A month back, I  bought four of these boards with the intention of wiring them in parallel to create the ultimate, ambient noise machine. I alas am not as technically savvy as I should be and wanted to know the best way to go about doing this.

My initial plan is to use four GPCB Buff N' Blends (one for each Arachnid being wired to the send/return loop). That said, I still wonder how this setup would reconcile with the mix control on the Arachnid itself. If all Arachnids are wired to Buff N' Blends, would the mix control still blend only the dry signal? Theoretically, I believe if I wire the Buff N' Blends according to their build sheets with the A100K blend pots, I think it should work as individual mixer knobs for each of the four respective boards.

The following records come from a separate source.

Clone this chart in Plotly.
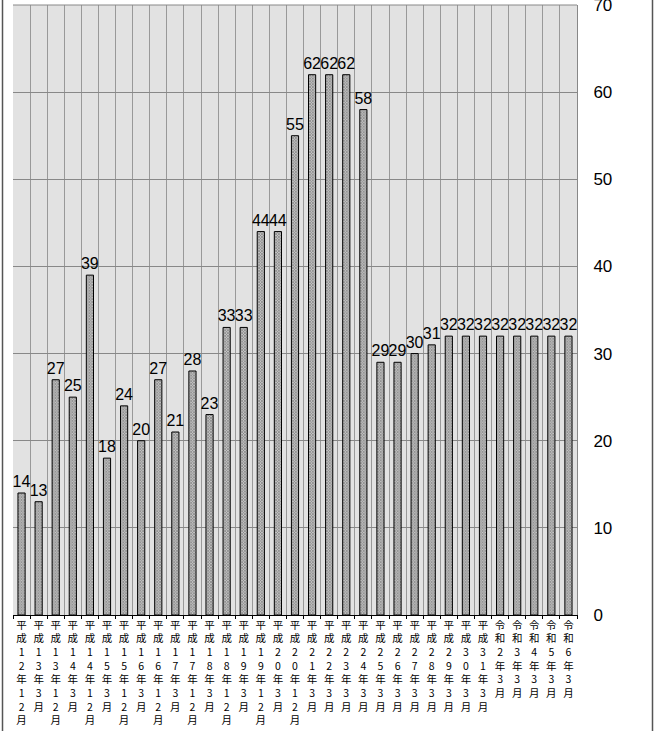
import plotly.graph_objects as go

categories = [
    "平成12年12月", "平成13年3月", "平成13年12月", "平成14年3月", "平成14年12月",
    "平成15年3月", "平成15年12月", "平成16年3月", "平成16年12月", "平成17年3月",
    "平成17年12月", "平成18年3月", "平成18年12月", "平成19年3月", "平成19年12月",
    "平成20年3月", "平成20年12月", "平成21年3月", "平成22年3月", "平成23年3月",
    "平成24年3月", "平成25年3月", "平成26年3月", "平成27年3月", "平成28年3月",
    "平成29年3月", "平成30年3月", "平成31年3月", "令和2年3月", "令和3年3月",
    "令和4年3月", "令和5年3月", "令和6年3月",
]
values = [14, 13, 27, 25, 39, 18, 24, 20, 27, 21, 28, 23, 33, 33, 44, 44, 55, 62,
          62, 62, 58, 29, 29, 30, 31, 32, 32, 32, 32, 32, 32, 32, 32]
y_ticks = [0, 10, 20, 30, 40, 50, 60, 70]

tick_text = ["<br>".join(list(c)) for c in categories]

W, H = 659, 731
L, R, T, B = 13, 82, 5, 116

fig = go.Figure()
fig.add_trace(go.Bar(
    x=categories, y=values,
    text=[str(v) for v in values], textposition="outside",
    constraintext="none",
    textfont=dict(size=16, color="black", family="Liberation Sans, Arial"),
    cliponaxis=False,
    marker=dict(color="#909090",
                line=dict(color="black", width=1),
                pattern=dict(shape="x", fgcolor="#444444", bgcolor="#c4c4c4",
                             size=2, solidity=0.6)),
    width=0.42,
    showlegend=False,
))

fig.update_layout(
    width=W, height=H,
    margin=dict(l=L, r=R, t=T, b=B, autoexpand=False),
    paper_bgcolor="white", plot_bgcolor="#e2e2e2",
    font=dict(family="Noto Sans CJK JP, Liberation Sans", color="black"),
    xaxis=dict(
        type="category", tickmode="array", tickvals=categories, ticktext=tick_text,
        tickson="boundaries", ticks="outside", ticklen=3, tickcolor="black",
        showgrid=True, gridcolor="#999999", gridwidth=1,
        showline=True, linecolor="black", linewidth=1,
        tickfont=dict(size=10.5, family="Noto Sans CJK JP"),
        tickangle=0, automargin=False,
    ),
    yaxis=dict(
        side="right", range=[0, 70], tickmode="array", tickvals=y_ticks,
        showgrid=True, gridcolor="#888888", gridwidth=1,
        showline=True, linecolor="#888888", linewidth=1, mirror=False,
        tickfont=dict(size=17, family="Liberation Sans, Arial"),
        ticks="", ticklabelstandoff=12, zeroline=False, automargin=False,
        ticklabeloverflow="allow",
    ),
    yaxis2=dict(
        overlaying="y", side="left", range=[0, 70], tickmode="array",
        tickvals=y_ticks, ticks="outside", ticklen=3, tickcolor="black",
        showticklabels=False, showgrid=False, showline=True,
        linecolor="black", linewidth=1, zeroline=False, automargin=False,
    ),
)

pw = W - L - R
ph = H - T - B
# top frame line
fig.add_shape(type="line", xref="paper", yref="paper", x0=0, x1=1, y0=1, y1=1,
              line=dict(color="#888888", width=1))
# outer page border lines
xl = (2.5 - L) / pw
xr = (652.5 - L) / pw
yb = -(B + 5) / ph
yt = 1 + (T + 5) / ph
fig.add_shape(type="line", xref="paper", yref="paper", x0=xl, x1=xl, y0=yb, y1=yt,
              line=dict(color="#555555", width=1.5))
fig.add_shape(type="line", xref="paper", yref="paper", x0=xr, x1=xr, y0=yb, y1=yt,
              line=dict(color="#555555", width=1.5))

fig.write_html("out.html", config={"displayModeBar": False},
               post_script="document.body.style.margin='0';document.body.style.overflow='hidden';")
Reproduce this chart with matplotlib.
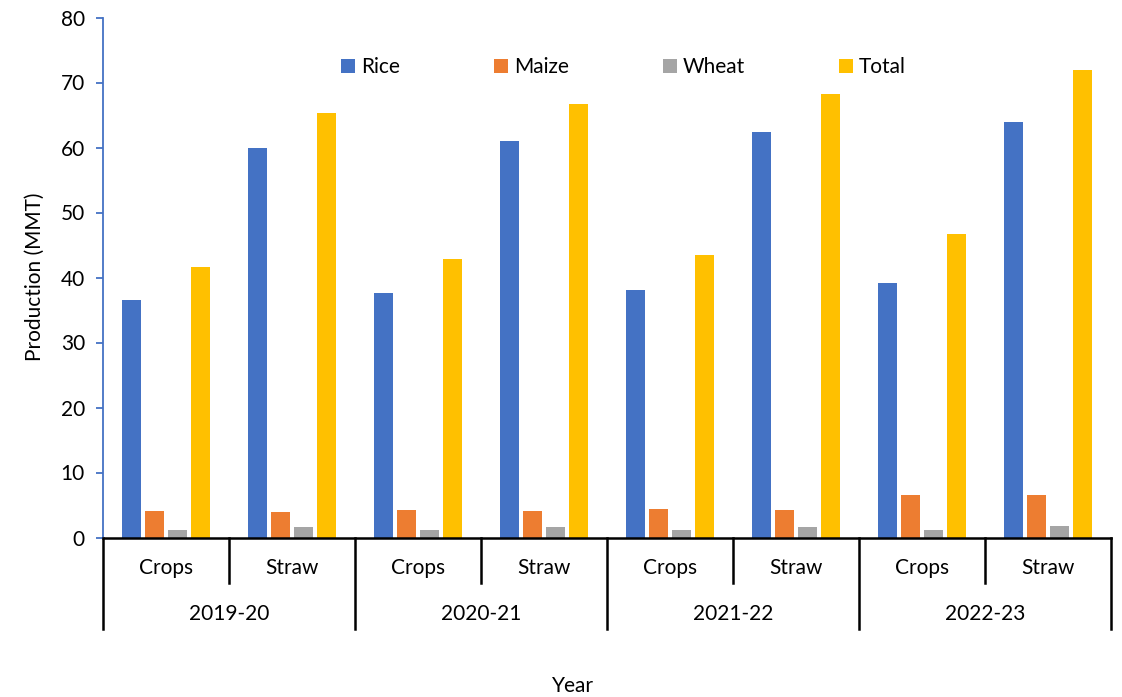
import matplotlib
matplotlib.use("Agg")
import matplotlib.pyplot as plt
import numpy as np

plt.rcParams['font.family'] = ['Lato', 'DejaVu Sans']

years = ['2019-20', '2020-21', '2021-22', '2022-23']
kinds = ['Crops', 'Straw']
series = ['Rice', 'Maize', 'Wheat', 'Total']
colors = ['#4472C4', '#ED7D31', '#A5A5A5', '#FFC000']

# values in order 2019 crops, 2019 straw, 2020 crops, ...
rice = [36.5, 59.9, 37.6, 61.0, 38.1, 62.4, 39.1, 64.0]
maize = [4.1, 4.0, 4.2, 4.1, 4.4, 4.3, 6.5, 6.5]
wheat = [1.1, 1.6, 1.2, 1.6, 1.2, 1.6, 1.2, 1.8]
total = [41.6, 65.3, 42.8, 66.7, 43.5, 68.2, 46.7, 72.0]

W, H = 1122, 697
fs = 15
fig = plt.figure(figsize=(W / 100, H / 100), dpi=100)
x0, x1 = 103, 1111
y0, y1 = 537.5, 17.5
ax = fig.add_axes([x0 / W, 1 - y0 / H, (x1 - x0) / W, (y0 - y1) / H])

n = len(rice)
x = np.arange(n)
pitch = 0.1825
bw = 0.145
for i, (vals, c, lab) in enumerate(zip([rice, maize, wheat, total], colors, series)):
    ax.bar(x + (i - 1.5) * pitch, vals, width=bw, color=c, label=lab, zorder=2)

ax.set_xlim(-0.5, n - 0.5)
ax.set_ylim(0, 80)
ax.set_yticks(np.arange(0, 81, 10))
ax.set_xticks([])
ax.tick_params(axis='y', direction='out', length=5, width=1.3, color='#4472C4',
               labelsize=fs, pad=8)
for s in ['top', 'right']:
    ax.spines[s].set_visible(False)
ax.spines['left'].set_color('#4472C4')
ax.spines['left'].set_linewidth(1.3)
ax.spines['bottom'].set_color('black')
ax.spines['bottom'].set_linewidth(1.8)

# multi-level category axis
ah = y0 - y1
def fy(py):
    return -(py - y0) / ah

tr = ax.get_xaxis_transform()
for b in np.arange(n + 1) - 0.5:
    if int(b + 0.5) % 2 == 0:
        ax.plot([b, b], [0, fy(629)], color='black', lw=1.8, transform=tr, clip_on=False)
    else:
        ax.plot([b, b], [0, fy(583)], color='black', lw=1.8, transform=tr, clip_on=False)
for i in range(n):
    ax.text(i, fy(568), kinds[i % 2], transform=tr, ha='center', va='center', fontsize=fs)
for j, yr in enumerate(years):
    ax.text(2 * j + 0.5, fy(614), yr, transform=tr, ha='center', va='center', fontsize=fs)

fig.text(35 / W, 1 - 277 / H, 'Production (MMT)', rotation=90, ha='center', va='center', fontsize=fs)
fig.text(573 / W, 1 - 686 / H, 'Year', ha='center', va='center', fontsize=fs)

leg = ax.legend(ncol=4, loc='center left', bbox_to_anchor=((341 - x0) / (x1 - x0), fy(67)),
                frameon=False, fontsize=fs, handlelength=0.67, handleheight=0.67,
                handletextpad=0.3, columnspacing=4.5, borderaxespad=0, borderpad=0)

fig.savefig('out.png', dpi=100)
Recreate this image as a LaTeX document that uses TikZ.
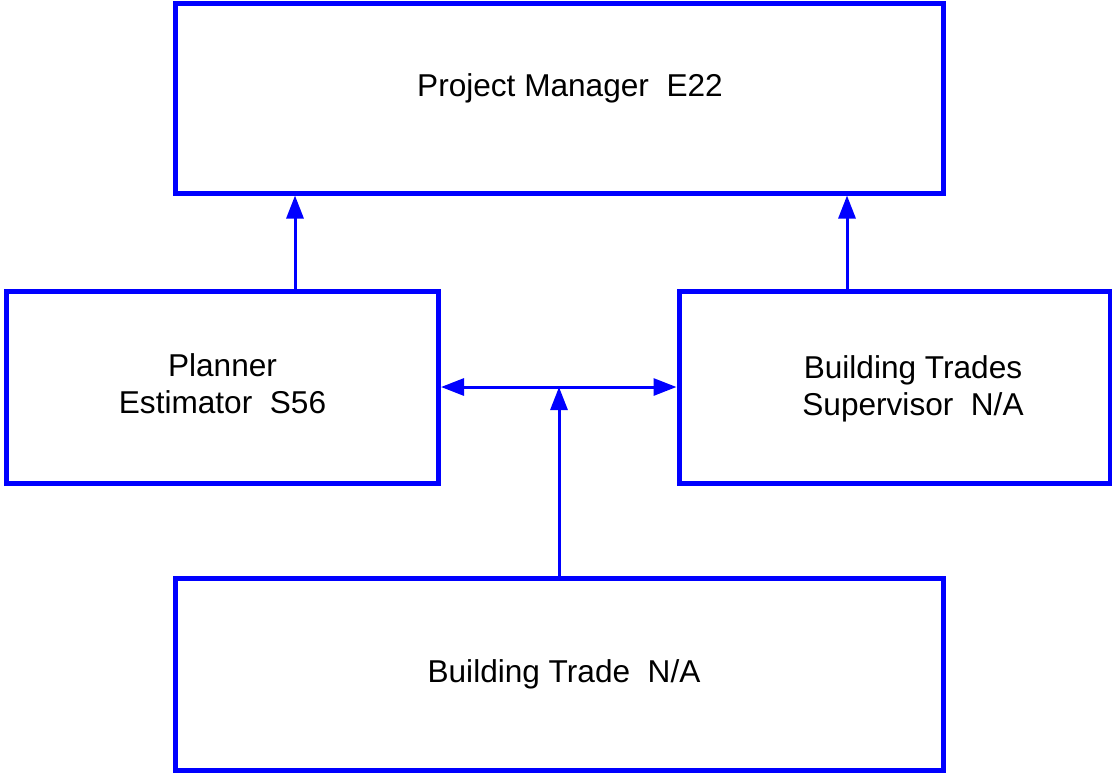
\documentclass[tikz,border=0pt]{standalone}
\usepackage{fontspec}
\setmainfont{Liberation Sans}
\usetikzlibrary{arrows.meta}
\begin{document}
\begin{tikzpicture}[x=.5pt, y=-.5pt, font=\fontsize{15.8}{18.5}\selectfont,
	>={Triangle[length=11.5pt, width=8.5pt]},
	box/.style={draw=blue, line width=2.5pt, inner sep=0pt},
	link/.style={draw=blue, line width=1.5pt}]
	\useasboundingbox (0,0) rectangle (1112,773);
	\node[box, minimum width=384pt, minimum height=95pt,
	      label={[xshift=5.5pt, yshift=5pt]center:Project Manager\ \ E22}] (manager) at (559,98) {};
	\node[box, minimum width=216pt, minimum height=96pt,
	      label={[align=center, yshift=1.5pt]center:Planner\\Estimator\ \ S56}] (planner) at (222.5,387) {};
	\node[box, minimum width=215.5pt, minimum height=96pt,
	      label={[align=center, xshift=9.25pt, yshift=-1pt]center:Building Trades\\Supervisor\ \ N/A}] (supervisor) at (894.5,387) {};
	\node[box, minimum width=384pt, minimum height=96pt,
	      label={[xshift=2.5pt]center:Building Trade\ \ N/A}] (trade) at (559,674) {};
	\coordinate (junction) at (trade.north |- planner.east);
	\draw[link, ->] ([xshift=36.25pt]planner.north) -- ([xshift=36.25pt]planner.north |- manager.south);
	\draw[link, ->] ([xshift=-23.75pt]supervisor.north) -- ([xshift=-23.75pt]supervisor.north |- manager.south);
	\draw[link, <->] (planner.east) -- (supervisor.west);
	\draw[link, ->] (trade.north) -- (junction);
\end{tikzpicture}
\end{document}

I would greatly appreciate someone with expertise to confirm whether this would work.

Best,

Paul


----------



## giovanni (Nov 22, 2021)

I think you are correct, but I also think you probably don’t need the BnB mix knob, or even 4 of them. You need an input and an output buffers so that you can split the signal to the 4 circuits without worrying about load.


----------



## Pauleo1214 (Nov 22, 2021)

Thank you Giovanni. To re-frame what you are saying, a single Buff n' Blend could be used with four leads going from the send pad to each of the four arachnids 

As for the mix knob, I think a pot or a 50k resistor is needed to balance the levels of the dry signal with the wet signals of the Arachnids.


----------



## giovanni (Nov 22, 2021)

Yeah that may work. I would test it out with 2 arachnids to start.


----------



## JamieJ (Nov 22, 2021)

You could wire that up on a bread board to test it out. Sounds absolutely bonkers @Pauleo1214


----------



## Pauleo1214 (Nov 22, 2021)

Looks like I'll have no choice but dive head first! I'll obviously do a preliminary test before throwing it all into an enclosure!

Just ordered the EEPROMS. Each one has all 6 delay algorithms with 2 other algorithms to mix things up.


----------



## giovanni (Nov 22, 2021)

Oh man! I really want to hear how it turns out!


----------



## Pauleo1214 (Nov 23, 2021)

giovanni said:


> Oh man! I really want to hear how it turns out!


Winner winner chicken dinner, @giovanni you are the man! Turns out you can split the send and return pads into as many parallel paths as you want.

I wired up a Buff N' Blend and split it to two parallel paths (was limited in the amount of jacks I had left). I tested it with two Arachnids I had wired up prior.


----------



## giovanni (Nov 23, 2021)

Nice!


----------